Discover Optimization Is Not SEO Optimization — Two Image Signals Most Sites Miss
Google published a Search Central case study in which a site called Kirbie's Cravings added one line to its robots meta tag and recorded a 79% lift in Google Discover traffic. A second site in the same case study, Istoé, recorded a 30% lift on the equivalent surface. The change was not a content edit, a schema rollout, or a Core Update side effect — it was a robots directive that turned on full-size image previews. Google's own data, Google's own publishing surface, Google's own framing.
If you do not have that directive set, and if your hero images are below 1200 pixels wide, you are not optimized for Discover. You are not even eligible. The February 2026 Discover Core Update — which moved Parade's audience up 1,300% and Forbes' audience down 67% in the same three-week window — did not punish any of those sites for their image setup. It could not. They all had it right. The image signals are the doorway, not the leaderboard.
This post is for everyone who has ever asked "we did all the SEO and we still get no Discover traffic — what is missing?" The answer, for a meaningful share of sites we audit, is two HTML tags.
Key Takeaways
- Google Discover has a documented eligibility floor: images at least 1200 pixels wide, 16x9 aspect, more than 300,000 total pixels, and
max-image-preview:largeenabled. Miss any one and you are out of the Discover candidate pool. - The robots directive is not Discover-only — it is Search-wide. Google introduced it in September 2019 specifically to give publishers control over rich-image previews across Search. Discover later adopted it as a hard requirement.
- The February 2026 Discover Core Update did not punish or reward sites for image setup. Winners and losers both had compliant images. Image signals are the gate; predicted-engagement and content signals do the ranking. See our writeup of the February rollout for the redistribution data.
- Most CMS defaults still ship without the robots directive set. Most editorial workflows still serve hero images at 800 px or 1024 px because that is what the layout uses. The fix is small. The cost of skipping it is "Discover is not a channel for you, period".
- This is the cleanest case in the audit catalogue where "your SEO is fine, but you are invisible to a Google surface" is true and fixable in one sprint.
What Google's Discover Docs Actually Say
The Get on Google Discover documentation is short. The image section is shorter. Here are the four bullet points verbatim:
- High-quality images that are at least 1200 px wide
- A 16x9 aspect ratio
- More than 300,000 total pixels (e.g. 1200 x 250 = 300,000)

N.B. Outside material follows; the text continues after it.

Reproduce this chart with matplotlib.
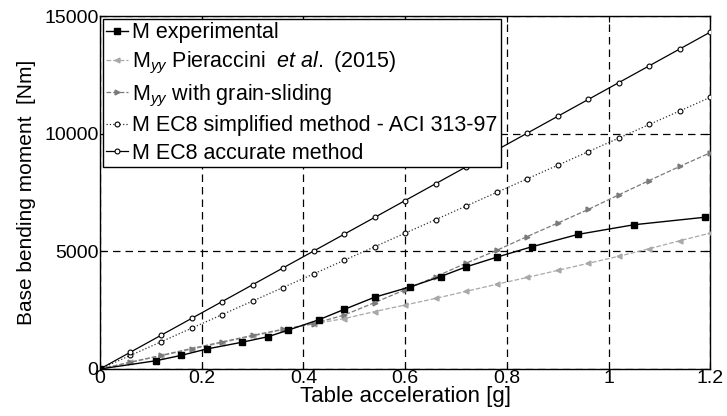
import matplotlib
matplotlib.use("Agg")
import matplotlib.pyplot as plt

plt.rcParams['font.family'] = ['Liberation Sans', 'DejaVu Sans']
plt.rcParams['mathtext.fontset'] = 'custom'
plt.rcParams['mathtext.rm'] = 'Liberation Sans'
plt.rcParams['mathtext.it'] = 'Liberation Sans:italic'

# experimental measurements
acc_exp = [0, 0.11, 0.16, 0.21, 0.28, 0.33, 0.37, 0.43, 0.48, 0.54, 0.61,
           0.67, 0.72, 0.78, 0.85, 0.94, 1.05, 1.19]
m_exp = [0, 350, 580, 850, 1140, 1370, 1650, 2090, 2530, 3050, 3490,
         3930, 4340, 4750, 5200, 5720, 6130, 6450]

# analytical curves, sampled every 0.06 g
acc_model = [0, 0.06, 0.12, 0.18, 0.24, 0.30, 0.36, 0.42, 0.48, 0.54, 0.60,
             0.66, 0.72, 0.78, 0.84, 0.90, 0.96, 1.02, 1.08, 1.14, 1.20]
m_pieraccini = [0, 280, 560, 840, 1120, 1400, 1670, 1920, 2140, 2440, 2720,
                3000, 3300, 3600, 3890, 4190, 4490, 4790, 5110, 5450, 5775]
m_grain = [0, 290, 580, 870, 1150, 1430, 1690, 1930, 2290, 2820, 3370,
           3920, 4500, 5040, 5630, 6200, 6780, 7400, 8010, 8610, 9190]
m_ec8_simpl = [0, 577, 1154, 1732, 2309, 2886, 3463, 4040, 4618, 5195, 5772,
               6349, 6926, 7504, 8081, 8658, 9235, 9812, 10390, 10967, 11544]
m_ec8_acc = [0, 716, 1432, 2147, 2863, 3579, 4295, 5011, 5726, 6442, 7158,
             7874, 8590, 9305, 10021, 10737, 11453, 12169, 12884, 13600, 14316]

labels = [
    'M experimental',
    r'M$_{\it yy}$ Pieraccini  $\it et\ al.$ (2015)',
    r'M$_{\it yy}$ with grain-sliding',
    'M EC8 simplified method - ACI 313-97',
    'M EC8 accurate method',
]

fig = plt.figure(figsize=(7.27, 4.16), dpi=100)
ax = fig.add_axes([0.1375, 0.113, 0.8395, 0.8485])

ax.plot(acc_exp, m_exp, '-', color='black', lw=1.0, marker='s',
        ms=5, mfc='black', label=labels[0], zorder=5)
ax.plot(acc_model, m_pieraccini, '--', color='#a8a8a8', lw=0.9, marker='<',
        ms=3.5, mfc='#a8a8a8', mec='#a8a8a8', label=labels[1], zorder=3)
ax.plot(acc_model, m_grain, '--', color='#7a7a7a', lw=0.9, marker='>',
        ms=3.5, mfc='#7a7a7a', mec='#7a7a7a', label=labels[2], zorder=3)
ax.plot(acc_model, m_ec8_simpl, ':', color='#333333', lw=0.9, marker='o',
        ms=3.5, mfc='white', mec='black', mew=0.8, label=labels[3], zorder=4)
ax.plot(acc_model, m_ec8_acc, '-', color='black', lw=0.9, marker='o',
        ms=3.5, mfc='white', mec='black', mew=0.8, label=labels[4], zorder=4)

ax.set_xlim(0, 1.2)
ax.set_ylim(0, 15000)
ax.set_xticks([0, 0.2, 0.4, 0.6, 0.8, 1.0, 1.2])
ax.set_xticklabels(['0', '0.2', '0.4', '0.6', '0.8', '1', '1.2'])
ax.set_yticks([0, 5000, 10000, 15000])
ax.grid(True, color='black', linestyle=(0, (6, 4)), linewidth=0.9)
ax.tick_params(direction='in', labelsize=14, pad=1, length=4,
               top=True, right=True)
for sp in ax.spines.values():
    sp.set_linewidth(1.0)

ax.set_xlabel('Table acceleration [g]', fontsize=16, labelpad=-1)
ax.set_ylabel('Base bending moment  [Nm]', fontsize=15, labelpad=6)

leg = ax.legend(loc='upper left', fontsize=15.5, handlelength=1.0,
                handletextpad=0.2, borderaxespad=0.15, borderpad=0.15,
                labelspacing=0.3, fancybox=False, framealpha=1,
                edgecolor='black')
leg.get_frame().set_linewidth(1.0)

fig.savefig('out.png', dpi=100)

- Avoid placing the site's logo as the image
And immediately after:
Make sure to enable large image previews by adding
max-image-preview:largeto your robots meta tag.
That is the full specification of the Discover image gate. There is no soft language. Nothing about "we recommend" or "for best results". The verbs are "are at least", "make sure to enable". Google ships docs in the imperative when the requirement is hard.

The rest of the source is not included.